Quote all lines below exactly. Images stay out.
---------- DATASET CONTENT ----------
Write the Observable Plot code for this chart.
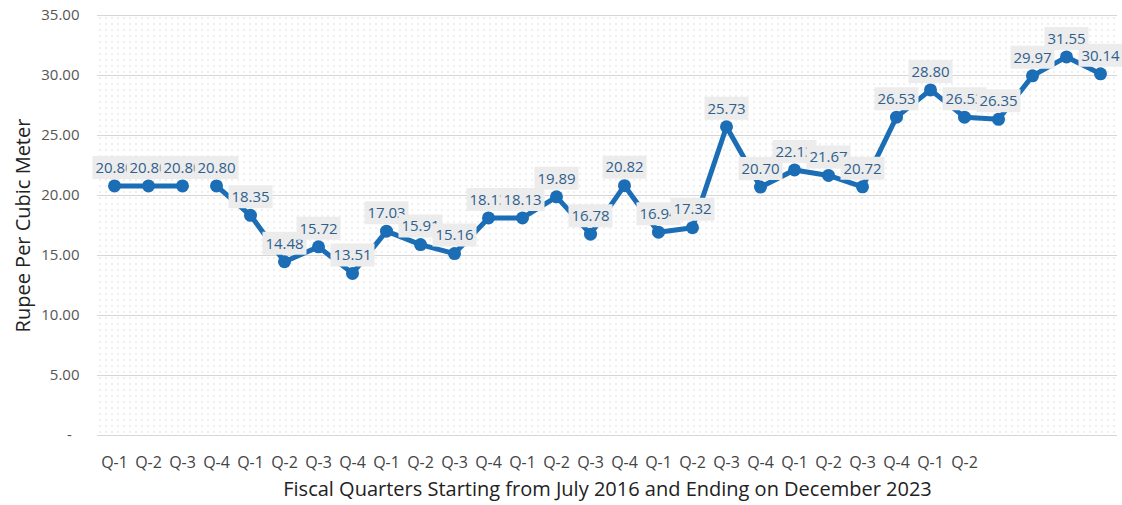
<!DOCTYPE html>
<html>
<head>
<meta charset="utf-8">
<script src="https://cdn.jsdelivr.net/npm/d3@7"></script>
<script src="https://cdn.jsdelivr.net/npm/@observablehq/plot@0.6"></script>
<style>
  html, body { margin: 0; padding: 0; background: #fff; }
  #chart svg { display: block; }
</style>
</head>
<body>
<div id="chart"></div>
<script>
// Quarterly values (Rupee per cubic meter), July 2016 – December 2023
const values = [20.80, 20.80, 20.80, 20.80, 18.35, 14.48, 15.72, 13.51, 17.03, 15.91,
                15.16, 18.13, 18.13, 19.89, 16.78, 20.82, 16.94, 17.32, 25.73, 20.70,
                22.13, 21.67, 20.72, 26.53, 28.80, 26.53, 26.35, 29.97, 31.55, 30.14];
// line segment each point belongs to (the line is broken after the 3rd point)
const segments = [1, 1, 1, 2, 2, 2, 2, 2, 2, 2, 2, 2, 2, 2, 2, 2, 2, 2, 2, 2,
                  2, 2, 2, 2, 2, 2, 2, 2, 2, 2];
// x tick labels (only the first 26 positions are labelled)
const tickLabels = ["Q-1","Q-2","Q-3","Q-4","Q-1","Q-2","Q-3","Q-4","Q-1","Q-2",
                    "Q-3","Q-4","Q-1","Q-2","Q-3","Q-4","Q-1","Q-2","Q-3","Q-4",
                    "Q-1","Q-2","Q-3","Q-4","Q-1","Q-2"];
const yTicks = [0, 5, 10, 15, 20, 25, 30, 35];

const data = values.map((v, i) => ({i, v, seg: segments[i]}));

const blue = "#1b6db5";
const labelBox = {
  draw(context) { context.rect(-22, -12, 44, 23); }
};

const labelMarks = [];
data.forEach(d => {
  labelMarks.push(Plot.dot([d], {x: "i", y: "v", dy: -18, symbol: labelBox, fill: "#ececec", stroke: "none", r: 4}));
  labelMarks.push(Plot.text([d], {x: "i", y: "v", dy: -18, text: q => q.v.toFixed(2), fill: "#2f5f8c",
    fontSize: 15, fontFamily: "Open Sans, sans-serif"}));
});

const chart = Plot.plot({
  width: 1122,
  height: 505,
  marginTop: 15,
  marginBottom: 70,
  marginLeft: 97,
  marginRight: 5,
  style: {fontFamily: "Open Sans, sans-serif", background: "#fff"},
  x: {
    type: "band",
    domain: d3.range(values.length),
    padding: 0,
    label: "Fiscal Quarters Starting from July 2016 and Ending on December 2023"
  },
  y: {domain: [0, 35], label: "Rupee Per Cubic Meter"},
  marks: [
    Plot.frame({fill: "url(#dotgrid)", stroke: "none"}),
    Plot.ruleY(yTicks, {stroke: "#d6d6d6", strokeWidth: 1.2}),
    Plot.axisY(yTicks, {
      tickSize: 0, tickPadding: 18, fontSize: 15, fill: "#555",
      tickFormat: d => d === 0 ? "-\u00a0\u00a0" : d.toFixed(2),
      label: "Rupee Per Cubic Meter", labelAnchor: "center", labelArrow: "none",
      labelOffset: 82
    }),
    Plot.axisX(d3.range(tickLabels.length), {
      tickSize: 0, tickPadding: 21, fontSize: 16, fill: "#444",
      tickFormat: i => tickLabels[i],
      label: "Fiscal Quarters Starting from July 2016 and Ending on December 2023",
      labelAnchor: "center", labelArrow: "none", labelOffset: 60
    }),
    Plot.line(data, {x: "i", y: "v", z: "seg", stroke: blue, strokeWidth: 5}),
    Plot.dot(data, {x: "i", y: "v", r: 6.5, fill: blue, stroke: "none"}),
    ...labelMarks
  ]
});

// dotted background pattern
const ns = "http://www.w3.org/2000/svg";
const defs = document.createElementNS(ns, "defs");
const pat = document.createElementNS(ns, "pattern");
pat.setAttribute("id", "dotgrid");
pat.setAttribute("width", "6");
pat.setAttribute("height", "6");
pat.setAttribute("patternUnits", "userSpaceOnUse");
pat.setAttribute("x", "97");
pat.setAttribute("y", "15");
const dot = document.createElementNS(ns, "rect");
dot.setAttribute("x", "2");
dot.setAttribute("y", "2");
dot.setAttribute("width", "1");
dot.setAttribute("height", "1");
dot.setAttribute("fill", "#bdbdbd");
pat.appendChild(dot);
defs.appendChild(pat);
chart.insertBefore(defs, chart.firstChild);

// axis title font sizes
chart.querySelectorAll("[aria-label='y-axis label'], [aria-label='x-axis label']").forEach(g => {
  g.setAttribute("font-size", "20");
  g.setAttribute("fill", "#222");
  g.querySelectorAll("text").forEach(t => { t.setAttribute("font-size", "20"); t.setAttribute("fill", "#222"); });
});

document.getElementById("chart").appendChild(chart);
</script>
</body>
</html>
----------
#### FINISHED ANSWER:
Write the Observable Plot code for this chart.
<!DOCTYPE html>
<html>
<head>
<meta charset="utf-8">
<script src="https://cdn.jsdelivr.net/npm/d3@7"></script>
<script src="https://cdn.jsdelivr.net/npm/@observablehq/plot@0.6"></script>
<style>
  html, body { margin: 0; padding: 0; background: #fff; }
  #chart svg { display: block; }
</style>
</head>
<body>
<div id="chart"></div>
<script>
// Quarterly values (Rupee per cubic meter), July 2016 – December 2023
const values = [20.80, 20.80, 20.80, 20.80, 18.35, 14.48, 15.72, 13.51, 17.03, 15.91,
                15.16, 18.13, 18.13, 19.89, 16.78, 20.82, 16.94, 17.32, 25.73, 20.70,
                22.13, 21.67, 20.72, 26.53, 28.80, 26.53, 26.35, 29.97, 31.55, 30.14];
// line segment each point belongs to (the line is broken after the 3rd point)
const segments = [1, 1, 1, 2, 2, 2, 2, 2, 2, 2, 2, 2, 2, 2, 2, 2, 2, 2, 2, 2,
                  2, 2, 2, 2, 2, 2, 2, 2, 2, 2];
// x tick labels (only the first 26 positions are labelled)
const tickLabels = ["Q-1","Q-2","Q-3","Q-4","Q-1","Q-2","Q-3","Q-4","Q-1","Q-2",
                    "Q-3","Q-4","Q-1","Q-2","Q-3","Q-4","Q-1","Q-2","Q-3","Q-4",
                    "Q-1","Q-2","Q-3","Q-4","Q-1","Q-2"];
const yTicks = [0, 5, 10, 15, 20, 25, 30, 35];

const data = values.map((v, i) => ({i, v, seg: segments[i]}));

const blue = "#1b6db5";
const labelBox = {
  draw(context) { context.rect(-22, -12, 44, 23); }
};

const labelMarks = [];
data.forEach(d => {
  labelMarks.push(Plot.dot([d], {x: "i", y: "v", dy: -18, symbol: labelBox, fill: "#ececec", stroke: "none", r: 4}));
  labelMarks.push(Plot.text([d], {x: "i", y: "v", dy: -18, text: q => q.v.toFixed(2), fill: "#2f5f8c",
    fontSize: 15, fontFamily: "Open Sans, sans-serif"}));
});

const chart = Plot.plot({
  width: 1122,
  height: 505,
  marginTop: 15,
  marginBottom: 70,
  marginLeft: 97,
  marginRight: 5,
  style: {fontFamily: "Open Sans, sans-serif", background: "#fff"},
  x: {
    type: "band",
    domain: d3.range(values.length),
    padding: 0,
    label: "Fiscal Quarters Starting from July 2016 and Ending on December 2023"
  },
  y: {domain: [0, 35], label: "Rupee Per Cubic Meter"},
  marks: [
    Plot.frame({fill: "url(#dotgrid)", stroke: "none"}),
    Plot.ruleY(yTicks, {stroke: "#d6d6d6", strokeWidth: 1.2}),
    Plot.axisY(yTicks, {
      tickSize: 0, tickPadding: 18, fontSize: 15, fill: "#555",
      tickFormat: d => d === 0 ? "-\u00a0\u00a0" : d.toFixed(2),
      label: "Rupee Per Cubic Meter", labelAnchor: "center", labelArrow: "none",
      labelOffset: 82
    }),
    Plot.axisX(d3.range(tickLabels.length), {
      tickSize: 0, tickPadding: 21, fontSize: 16, fill: "#444",
      tickFormat: i => tickLabels[i],
      label: "Fiscal Quarters Starting from July 2016 and Ending on December 2023",
      labelAnchor: "center", labelArrow: "none", labelOffset: 60
    }),
    Plot.line(data, {x: "i", y: "v", z: "seg", stroke: blue, strokeWidth: 5}),
    Plot.dot(data, {x: "i", y: "v", r: 6.5, fill: blue, stroke: "none"}),
    ...labelMarks
  ]
});

// dotted background pattern
const ns = "http://www.w3.org/2000/svg";
const defs = document.createElementNS(ns, "defs");
const pat = document.createElementNS(ns, "pattern");
pat.setAttribute("id", "dotgrid");
pat.setAttribute("width", "6");
pat.setAttribute("height", "6");
pat.setAttribute("patternUnits", "userSpaceOnUse");
pat.setAttribute("x", "97");
pat.setAttribute("y", "15");
const dot = document.createElementNS(ns, "rect");
dot.setAttribute("x", "2");
dot.setAttribute("y", "2");
dot.setAttribute("width", "1");
dot.setAttribute("height", "1");
dot.setAttribute("fill", "#bdbdbd");
pat.appendChild(dot);
defs.appendChild(pat);
chart.insertBefore(defs, chart.firstChild);

// axis title font sizes
chart.querySelectorAll("[aria-label='y-axis label'], [aria-label='x-axis label']").forEach(g => {
  g.setAttribute("font-size", "20");
  g.setAttribute("fill", "#222");
  g.querySelectorAll("text").forEach(t => { t.setAttribute("font-size", "20"); t.setAttribute("fill", "#222"); });
});

document.getElementById("chart").appendChild(chart);
</script>
</body>
</html>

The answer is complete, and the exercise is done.